Here's a longer excerpt than the one making the rounds on the right.  Classic Barack. 

"I think the trick is figuring out, how do we structure government systems that pool resources and hence facilitate some redistribution; because I actually believe in redistribution, at least at a certain level, to make sure that everybody's got a shot. How do we pool resources at the same time as we decentralize delivery systems in ways that both foster competition, can work in the marketplace, and can foster innovation at the local level and can be tailored to particular communities."

More than the one word...  But that's okay!  Let's discuss redistribution.  We should! 

Because every time we change the tax code, we're engaging in it.  Every time we shape trade agreements and levy user fees, we're deciding who gets what.  When we impose fines, or print money, or repair a stretch of train rail, we are making judgements about how best to distribute the wealth of this country. 

And we need to talk about it like grownups.  So everyone please, just calm down and talk.

(Okay, okay, we can start with me.  I'll calm down after November 7th, promise.)

Here's the thing.  In broad strokes, it's working pretty well. Neither side on this issue is about to take over. We don't live in anything like a socialist country, and we don't have a laissez-faire economy.    

Can we acknowledge that, and move on to talking about levels of government intervention and investment?  Can we respectfully examine whether a specific program or regulation is effective or wasteful?  Maybe we could do a less emotional cost/benefit analysis of a proposal for revenue, or one for cutting expenses.  We could have a rational conversation about whether a major facet of democracy, say providing an education to the populace, is better administrated on a large scale - as we do with Defense - because of its scope;
or on the local level - like libraries, or zoning, in order to be more responsive to community concerns.   
Most of us have both visceral and thoughtful philosophies about these issues.  Probably because wealth is power, and absolute lack of it is impotence.  And most of us spend our lives floating somewhere between the two extremes, hoping for more of the one, and fearing the other.
But right now in this country it's the visceral aspect of our individual philosophies that is holding sway in our dialogue.  We are all responsible, myself included.  The benefit is that the visceral can get people saying what they mean - like in a family fight.  But to get anywhere constructive, everyone has to settle in after the shouting and figure out, with a commitment to working it through together, how we get everybody's needs met.

Democrats and Republicans need relationship counseling.  The first thing we would probably be told is to develop some ground rules.  And if I had to start us off with just one, it would be this:

Agree that there is no correlation between character flaws and income level.  This is just my own theory, and yes, I have the seen studies to the contrary, in both directions.  I think the very exercise of trying to quantify it is flawed. 

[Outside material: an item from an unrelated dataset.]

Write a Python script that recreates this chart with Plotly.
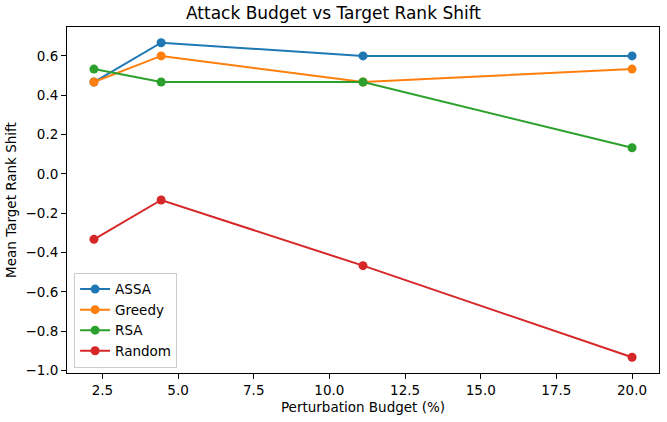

If you presented me with research that found more people at one income level guilty of bad behavior than at another, I would immediately ask, "what intrinsic problems for people at that income level might be leading to your results, and how on earth do you control for that?!"

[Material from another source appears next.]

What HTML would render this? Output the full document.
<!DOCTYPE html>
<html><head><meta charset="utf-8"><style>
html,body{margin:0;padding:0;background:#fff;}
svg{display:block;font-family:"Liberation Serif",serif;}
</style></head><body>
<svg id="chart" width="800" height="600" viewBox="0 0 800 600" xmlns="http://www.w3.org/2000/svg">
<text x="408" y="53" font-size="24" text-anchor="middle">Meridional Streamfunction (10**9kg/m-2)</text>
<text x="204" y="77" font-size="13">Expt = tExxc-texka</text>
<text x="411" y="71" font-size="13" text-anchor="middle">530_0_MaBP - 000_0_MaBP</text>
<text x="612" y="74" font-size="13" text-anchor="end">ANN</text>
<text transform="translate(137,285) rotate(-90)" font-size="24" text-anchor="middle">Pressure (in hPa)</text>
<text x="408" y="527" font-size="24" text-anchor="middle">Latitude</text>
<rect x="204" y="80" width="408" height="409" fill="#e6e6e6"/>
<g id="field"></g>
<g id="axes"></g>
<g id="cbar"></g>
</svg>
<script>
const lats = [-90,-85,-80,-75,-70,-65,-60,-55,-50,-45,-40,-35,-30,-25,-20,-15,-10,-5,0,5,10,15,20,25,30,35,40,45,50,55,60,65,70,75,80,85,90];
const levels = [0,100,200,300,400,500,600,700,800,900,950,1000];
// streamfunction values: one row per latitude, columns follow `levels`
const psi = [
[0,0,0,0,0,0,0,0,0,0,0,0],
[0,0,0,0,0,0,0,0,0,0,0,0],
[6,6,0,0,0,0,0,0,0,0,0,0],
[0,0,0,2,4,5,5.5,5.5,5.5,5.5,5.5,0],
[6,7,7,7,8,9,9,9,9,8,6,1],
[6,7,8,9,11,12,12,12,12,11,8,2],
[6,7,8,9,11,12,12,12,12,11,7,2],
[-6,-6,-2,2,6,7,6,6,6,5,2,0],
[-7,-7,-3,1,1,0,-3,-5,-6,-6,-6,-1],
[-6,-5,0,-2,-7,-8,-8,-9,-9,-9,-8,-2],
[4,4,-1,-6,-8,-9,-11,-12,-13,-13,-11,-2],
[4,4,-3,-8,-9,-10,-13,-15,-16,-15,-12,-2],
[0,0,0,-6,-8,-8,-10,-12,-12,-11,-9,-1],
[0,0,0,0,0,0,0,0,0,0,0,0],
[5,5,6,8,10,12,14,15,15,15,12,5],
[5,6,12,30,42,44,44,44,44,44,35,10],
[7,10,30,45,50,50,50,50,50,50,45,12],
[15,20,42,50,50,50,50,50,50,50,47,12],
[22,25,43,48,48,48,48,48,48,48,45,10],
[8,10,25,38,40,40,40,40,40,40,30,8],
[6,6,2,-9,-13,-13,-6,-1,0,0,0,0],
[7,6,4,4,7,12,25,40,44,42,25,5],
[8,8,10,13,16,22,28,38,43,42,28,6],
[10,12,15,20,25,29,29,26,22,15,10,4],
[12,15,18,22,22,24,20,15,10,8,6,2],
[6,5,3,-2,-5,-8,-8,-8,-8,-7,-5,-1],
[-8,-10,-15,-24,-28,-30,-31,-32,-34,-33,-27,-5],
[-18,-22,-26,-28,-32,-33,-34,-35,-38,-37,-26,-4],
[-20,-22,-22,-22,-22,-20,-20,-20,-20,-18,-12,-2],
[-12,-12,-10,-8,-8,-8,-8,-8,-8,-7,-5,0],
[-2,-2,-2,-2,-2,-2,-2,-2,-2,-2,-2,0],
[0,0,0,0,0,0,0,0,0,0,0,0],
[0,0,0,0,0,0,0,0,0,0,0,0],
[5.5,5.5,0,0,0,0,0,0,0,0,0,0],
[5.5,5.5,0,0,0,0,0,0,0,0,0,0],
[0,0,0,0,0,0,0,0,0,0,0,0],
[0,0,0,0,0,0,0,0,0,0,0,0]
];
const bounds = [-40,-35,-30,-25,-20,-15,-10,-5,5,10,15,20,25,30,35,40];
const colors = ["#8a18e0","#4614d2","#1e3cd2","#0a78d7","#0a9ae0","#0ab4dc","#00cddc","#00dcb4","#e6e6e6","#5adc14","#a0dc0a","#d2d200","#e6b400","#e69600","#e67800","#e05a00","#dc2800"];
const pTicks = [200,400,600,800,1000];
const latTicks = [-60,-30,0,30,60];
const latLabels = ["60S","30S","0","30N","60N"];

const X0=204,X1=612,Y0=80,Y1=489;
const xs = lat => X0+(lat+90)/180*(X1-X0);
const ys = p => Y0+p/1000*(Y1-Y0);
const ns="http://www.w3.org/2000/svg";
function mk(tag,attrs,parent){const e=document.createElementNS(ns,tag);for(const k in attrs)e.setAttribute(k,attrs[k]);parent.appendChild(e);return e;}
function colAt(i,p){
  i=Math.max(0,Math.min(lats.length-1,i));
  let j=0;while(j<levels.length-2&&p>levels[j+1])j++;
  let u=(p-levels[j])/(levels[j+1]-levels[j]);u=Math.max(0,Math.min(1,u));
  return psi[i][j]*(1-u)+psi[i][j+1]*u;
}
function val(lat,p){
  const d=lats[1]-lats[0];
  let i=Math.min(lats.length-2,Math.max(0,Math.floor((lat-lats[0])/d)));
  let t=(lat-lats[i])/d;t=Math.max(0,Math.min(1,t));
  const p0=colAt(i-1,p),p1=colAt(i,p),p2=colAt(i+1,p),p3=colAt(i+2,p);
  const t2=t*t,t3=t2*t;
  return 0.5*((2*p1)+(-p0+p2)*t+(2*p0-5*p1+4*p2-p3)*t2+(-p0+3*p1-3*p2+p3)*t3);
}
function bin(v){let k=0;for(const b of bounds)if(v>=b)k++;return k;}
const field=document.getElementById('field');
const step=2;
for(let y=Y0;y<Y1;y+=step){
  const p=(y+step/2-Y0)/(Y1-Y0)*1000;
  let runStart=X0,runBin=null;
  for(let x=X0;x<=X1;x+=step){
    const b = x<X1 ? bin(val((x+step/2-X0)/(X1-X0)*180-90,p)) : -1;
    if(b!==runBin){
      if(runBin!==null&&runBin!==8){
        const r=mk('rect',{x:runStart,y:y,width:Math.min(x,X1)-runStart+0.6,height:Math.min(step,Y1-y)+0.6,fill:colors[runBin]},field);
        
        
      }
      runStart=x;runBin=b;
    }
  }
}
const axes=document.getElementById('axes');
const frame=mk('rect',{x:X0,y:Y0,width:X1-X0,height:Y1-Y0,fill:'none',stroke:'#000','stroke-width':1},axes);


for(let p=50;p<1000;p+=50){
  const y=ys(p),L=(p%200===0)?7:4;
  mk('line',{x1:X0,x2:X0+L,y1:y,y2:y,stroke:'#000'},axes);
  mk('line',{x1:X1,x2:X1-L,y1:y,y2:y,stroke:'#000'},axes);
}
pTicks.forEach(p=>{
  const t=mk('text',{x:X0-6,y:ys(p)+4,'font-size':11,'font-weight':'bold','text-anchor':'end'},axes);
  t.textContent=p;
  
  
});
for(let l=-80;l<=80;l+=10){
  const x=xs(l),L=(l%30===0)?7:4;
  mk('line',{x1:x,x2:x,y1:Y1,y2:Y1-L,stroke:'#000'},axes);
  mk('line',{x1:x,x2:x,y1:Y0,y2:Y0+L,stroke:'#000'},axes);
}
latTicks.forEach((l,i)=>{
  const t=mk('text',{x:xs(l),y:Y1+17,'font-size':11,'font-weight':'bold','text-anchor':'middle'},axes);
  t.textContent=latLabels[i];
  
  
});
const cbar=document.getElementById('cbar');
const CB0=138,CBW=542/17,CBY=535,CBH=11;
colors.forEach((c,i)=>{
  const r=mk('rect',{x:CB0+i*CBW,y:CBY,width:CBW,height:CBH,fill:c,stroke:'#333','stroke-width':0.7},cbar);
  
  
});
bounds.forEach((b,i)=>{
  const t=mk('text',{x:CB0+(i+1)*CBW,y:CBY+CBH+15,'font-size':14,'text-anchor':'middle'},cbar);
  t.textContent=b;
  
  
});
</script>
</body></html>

  • For example, if a low-income person is observed demonstrating focus on short-term goals, and displaying a lack of confidence in upward-mobility, wouldn't that be based on learned realities?  Are they realistic? What might change them?

(Obviously, I'm making these examples up for argument's sake!  I'm using the stereotypes for shorthand.)

  • If a wealthy person appears oblivious or indifferent to the toll taken by the long-term daily grind on poor people, isn't it the cumulative effect of endless obstacles that is impossible to grasp without direct experience?

  • If a middle-income person shows a tendency to provincialism, couldn't that be due to the competitive aspects of achievement, and the tenuousness of social status and material comfort at that income level?

On top of all this, observable attitudes and behaviors that appear to reflect someone's income experience could be more a function of personality, or family history. 

And more flamboyant attitudes and behaviors are incorrectly seen as representative. 

And context gets ignored. 

So the woman on welfare who gets up at 5 am to go to work stocking shelves is invisible, as is the heiress that puts on sweats to go cook meals at the Rescue Mission.

What if we could stipulate that class does not dictate moral superiority - at any level. 

And when we find ourselves thinking it does, we take ownership of our prejudices and bend over backwards to overcome them. 

Then we can decide how to distribute the pie without slinging apple-filling at each other.